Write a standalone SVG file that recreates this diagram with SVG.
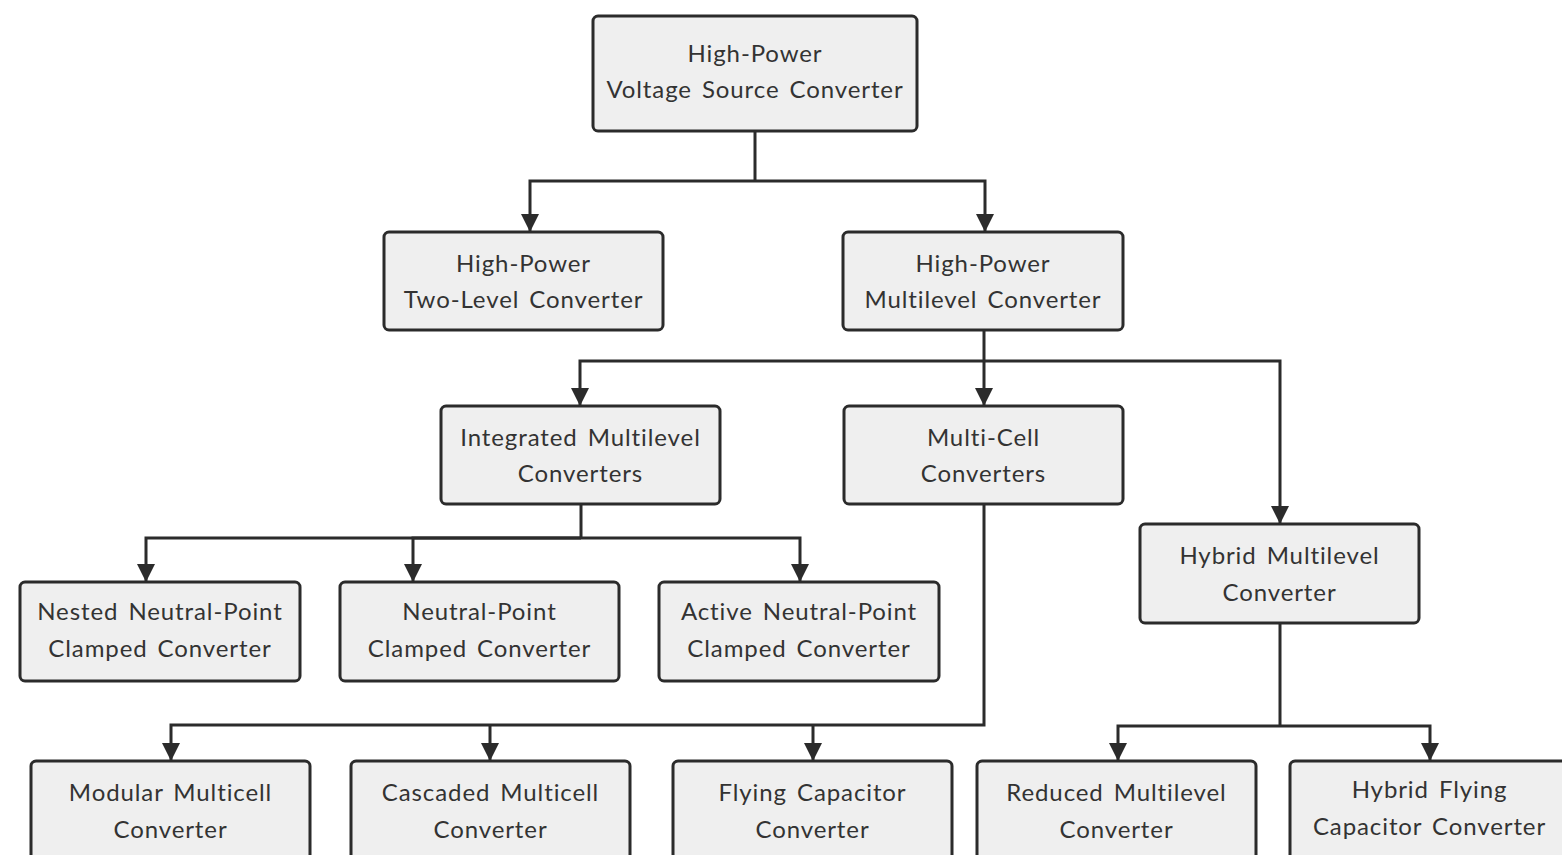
<svg xmlns="http://www.w3.org/2000/svg" width="1562" height="855" viewBox="0 0 1562 855">
  <style>
    .box { fill: #efefef; stroke: #2b2b2b; stroke-width: 3; }
    .lbl { font-family: Lato, "Liberation Sans", sans-serif; font-size: 24px; letter-spacing: 0.9px; word-spacing: 3px; fill: #333333; text-anchor: middle; }
    .wire { fill: none; stroke: #2b2b2b; stroke-width: 3; }
  </style>
  <defs>
    <marker id="arrow" markerUnits="userSpaceOnUse" markerWidth="18" markerHeight="20" refX="17" refY="9" orient="auto">
      <path d="M0,0 L18,9 L0,18 Z" fill="#2b2b2b"/>
    </marker>
  </defs>
  <rect width="1562" height="855" fill="#ffffff"/>

  <g id="connectors">
    <path class="wire" d="M755,131 V181"/>
    <path class="wire" d="M755,181 H530 V231" marker-end="url(#arrow)"/>
    <path class="wire" d="M755,181 H985 V231" marker-end="url(#arrow)"/>

    <path class="wire" d="M984,330 V361"/>
    <path class="wire" d="M984,361 H580 V405" marker-end="url(#arrow)"/>
    <path class="wire" d="M984,361 V405" marker-end="url(#arrow)"/>
    <path class="wire" d="M984,361 H1280 V523" marker-end="url(#arrow)"/>

    <path class="wire" d="M581,504 V538"/>
    <path class="wire" d="M581,538 H146 V581" marker-end="url(#arrow)"/>
    <path class="wire" d="M581,538 H413 V581" marker-end="url(#arrow)"/>
    <path class="wire" d="M581,538 H800 V581" marker-end="url(#arrow)"/>

    <path class="wire" d="M984,504 V725 H171 V760" marker-end="url(#arrow)"/>
    <path class="wire" d="M490,725 V760" marker-end="url(#arrow)"/>
    <path class="wire" d="M813,725 V760" marker-end="url(#arrow)"/>

    <path class="wire" d="M1280,623 V726"/>
    <path class="wire" d="M1280,726 H1118 V760" marker-end="url(#arrow)"/>
    <path class="wire" d="M1280,726 H1430 V760" marker-end="url(#arrow)"/>
  </g>

  <g id="vsc">
    <rect class="box" x="593" y="16" width="324" height="115" rx="5"/>
    <text class="lbl" x="755" y="62">High-Power</text>
    <text class="lbl" x="755" y="98">Voltage Source Converter</text>
  </g>
  <g id="two-level">
    <rect class="box" x="384" y="232" width="279" height="98" rx="5"/>
    <text class="lbl" x="523.5" y="272">High-Power</text>
    <text class="lbl" x="523.5" y="308">Two-Level Converter</text>
  </g>
  <g id="multilevel">
    <rect class="box" x="843" y="232" width="280" height="98" rx="5"/>
    <text class="lbl" x="983" y="272">High-Power</text>
    <text class="lbl" x="983" y="308">Multilevel Converter</text>
  </g>
  <g id="integrated">
    <rect class="box" x="441" y="406" width="279" height="98" rx="5"/>
    <text class="lbl" x="580.5" y="446">Integrated Multilevel</text>
    <text class="lbl" x="580.5" y="482">Converters</text>
  </g>
  <g id="multi-cell">
    <rect class="box" x="844" y="406" width="279" height="98" rx="5"/>
    <text class="lbl" x="983.5" y="446">Multi-Cell</text>
    <text class="lbl" x="983.5" y="482">Converters</text>
  </g>
  <g id="hybrid">
    <rect class="box" x="1140" y="524" width="279" height="99" rx="5"/>
    <text class="lbl" x="1279.5" y="564">Hybrid Multilevel</text>
    <text class="lbl" x="1279.5" y="601">Converter</text>
  </g>
  <g id="nnpc">
    <rect class="box" x="20" y="582" width="280" height="99" rx="5"/>
    <text class="lbl" x="160" y="620">Nested Neutral-Point</text>
    <text class="lbl" x="160" y="657">Clamped Converter</text>
  </g>
  <g id="npc">
    <rect class="box" x="340" y="582" width="279" height="99" rx="5"/>
    <text class="lbl" x="479.5" y="620">Neutral-Point</text>
    <text class="lbl" x="479.5" y="657">Clamped Converter</text>
  </g>
  <g id="anpc">
    <rect class="box" x="659" y="582" width="280" height="99" rx="5"/>
    <text class="lbl" x="799" y="620">Active Neutral-Point</text>
    <text class="lbl" x="799" y="657">Clamped Converter</text>
  </g>
  <g id="mmc">
    <rect class="box" x="31" y="761" width="279" height="110" rx="5"/>
    <text class="lbl" x="170.5" y="801">Modular Multicell</text>
    <text class="lbl" x="170.5" y="838">Converter</text>
  </g>
  <g id="cmc">
    <rect class="box" x="351" y="761" width="279" height="110" rx="5"/>
    <text class="lbl" x="490.5" y="801">Cascaded Multicell</text>
    <text class="lbl" x="490.5" y="838">Converter</text>
  </g>
  <g id="fcc">
    <rect class="box" x="673" y="761" width="279" height="110" rx="5"/>
    <text class="lbl" x="812.5" y="801">Flying Capacitor</text>
    <text class="lbl" x="812.5" y="838">Converter</text>
  </g>
  <g id="rmc">
    <rect class="box" x="977" y="761" width="279" height="110" rx="5"/>
    <text class="lbl" x="1116.5" y="801">Reduced Multilevel</text>
    <text class="lbl" x="1116.5" y="838">Converter</text>
  </g>
  <g id="hfcc">
    <rect class="box" x="1290" y="761" width="279" height="110" rx="5"/>
    <text class="lbl" x="1429.5" y="798">Hybrid Flying</text>
    <text class="lbl" x="1429.5" y="835">Capacitor Converter</text>
  </g>
</svg>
+++
Word for word, quote the full listing, omitting every picture.

* Solution to this problem *
Write a standalone SVG file that recreates this diagram with SVG.
<svg xmlns="http://www.w3.org/2000/svg" width="1562" height="855" viewBox="0 0 1562 855">
  <style>
    .box { fill: #efefef; stroke: #2b2b2b; stroke-width: 3; }
    .lbl { font-family: Lato, "Liberation Sans", sans-serif; font-size: 24px; letter-spacing: 0.9px; word-spacing: 3px; fill: #333333; text-anchor: middle; }
    .wire { fill: none; stroke: #2b2b2b; stroke-width: 3; }
  </style>
  <defs>
    <marker id="arrow" markerUnits="userSpaceOnUse" markerWidth="18" markerHeight="20" refX="17" refY="9" orient="auto">
      <path d="M0,0 L18,9 L0,18 Z" fill="#2b2b2b"/>
    </marker>
  </defs>
  <rect width="1562" height="855" fill="#ffffff"/>

  <g id="connectors">
    <path class="wire" d="M755,131 V181"/>
    <path class="wire" d="M755,181 H530 V231" marker-end="url(#arrow)"/>
    <path class="wire" d="M755,181 H985 V231" marker-end="url(#arrow)"/>

    <path class="wire" d="M984,330 V361"/>
    <path class="wire" d="M984,361 H580 V405" marker-end="url(#arrow)"/>
    <path class="wire" d="M984,361 V405" marker-end="url(#arrow)"/>
    <path class="wire" d="M984,361 H1280 V523" marker-end="url(#arrow)"/>

    <path class="wire" d="M581,504 V538"/>
    <path class="wire" d="M581,538 H146 V581" marker-end="url(#arrow)"/>
    <path class="wire" d="M581,538 H413 V581" marker-end="url(#arrow)"/>
    <path class="wire" d="M581,538 H800 V581" marker-end="url(#arrow)"/>

    <path class="wire" d="M984,504 V725 H171 V760" marker-end="url(#arrow)"/>
    <path class="wire" d="M490,725 V760" marker-end="url(#arrow)"/>
    <path class="wire" d="M813,725 V760" marker-end="url(#arrow)"/>

    <path class="wire" d="M1280,623 V726"/>
    <path class="wire" d="M1280,726 H1118 V760" marker-end="url(#arrow)"/>
    <path class="wire" d="M1280,726 H1430 V760" marker-end="url(#arrow)"/>
  </g>

  <g id="vsc">
    <rect class="box" x="593" y="16" width="324" height="115" rx="5"/>
    <text class="lbl" x="755" y="62">High-Power</text>
    <text class="lbl" x="755" y="98">Voltage Source Converter</text>
  </g>
  <g id="two-level">
    <rect class="box" x="384" y="232" width="279" height="98" rx="5"/>
    <text class="lbl" x="523.5" y="272">High-Power</text>
    <text class="lbl" x="523.5" y="308">Two-Level Converter</text>
  </g>
  <g id="multilevel">
    <rect class="box" x="843" y="232" width="280" height="98" rx="5"/>
    <text class="lbl" x="983" y="272">High-Power</text>
    <text class="lbl" x="983" y="308">Multilevel Converter</text>
  </g>
  <g id="integrated">
    <rect class="box" x="441" y="406" width="279" height="98" rx="5"/>
    <text class="lbl" x="580.5" y="446">Integrated Multilevel</text>
    <text class="lbl" x="580.5" y="482">Converters</text>
  </g>
  <g id="multi-cell">
    <rect class="box" x="844" y="406" width="279" height="98" rx="5"/>
    <text class="lbl" x="983.5" y="446">Multi-Cell</text>
    <text class="lbl" x="983.5" y="482">Converters</text>
  </g>
  <g id="hybrid">
    <rect class="box" x="1140" y="524" width="279" height="99" rx="5"/>
    <text class="lbl" x="1279.5" y="564">Hybrid Multilevel</text>
    <text class="lbl" x="1279.5" y="601">Converter</text>
  </g>
  <g id="nnpc">
    <rect class="box" x="20" y="582" width="280" height="99" rx="5"/>
    <text class="lbl" x="160" y="620">Nested Neutral-Point</text>
    <text class="lbl" x="160" y="657">Clamped Converter</text>
  </g>
  <g id="npc">
    <rect class="box" x="340" y="582" width="279" height="99" rx="5"/>
    <text class="lbl" x="479.5" y="620">Neutral-Point</text>
    <text class="lbl" x="479.5" y="657">Clamped Converter</text>
  </g>
  <g id="anpc">
    <rect class="box" x="659" y="582" width="280" height="99" rx="5"/>
    <text class="lbl" x="799" y="620">Active Neutral-Point</text>
    <text class="lbl" x="799" y="657">Clamped Converter</text>
  </g>
  <g id="mmc">
    <rect class="box" x="31" y="761" width="279" height="110" rx="5"/>
    <text class="lbl" x="170.5" y="801">Modular Multicell</text>
    <text class="lbl" x="170.5" y="838">Converter</text>
  </g>
  <g id="cmc">
    <rect class="box" x="351" y="761" width="279" height="110" rx="5"/>
    <text class="lbl" x="490.5" y="801">Cascaded Multicell</text>
    <text class="lbl" x="490.5" y="838">Converter</text>
  </g>
  <g id="fcc">
    <rect class="box" x="673" y="761" width="279" height="110" rx="5"/>
    <text class="lbl" x="812.5" y="801">Flying Capacitor</text>
    <text class="lbl" x="812.5" y="838">Converter</text>
  </g>
  <g id="rmc">
    <rect class="box" x="977" y="761" width="279" height="110" rx="5"/>
    <text class="lbl" x="1116.5" y="801">Reduced Multilevel</text>
    <text class="lbl" x="1116.5" y="838">Converter</text>
  </g>
  <g id="hfcc">
    <rect class="box" x="1290" y="761" width="279" height="110" rx="5"/>
    <text class="lbl" x="1429.5" y="798">Hybrid Flying</text>
    <text class="lbl" x="1429.5" y="835">Capacitor Converter</text>
  </g>
</svg>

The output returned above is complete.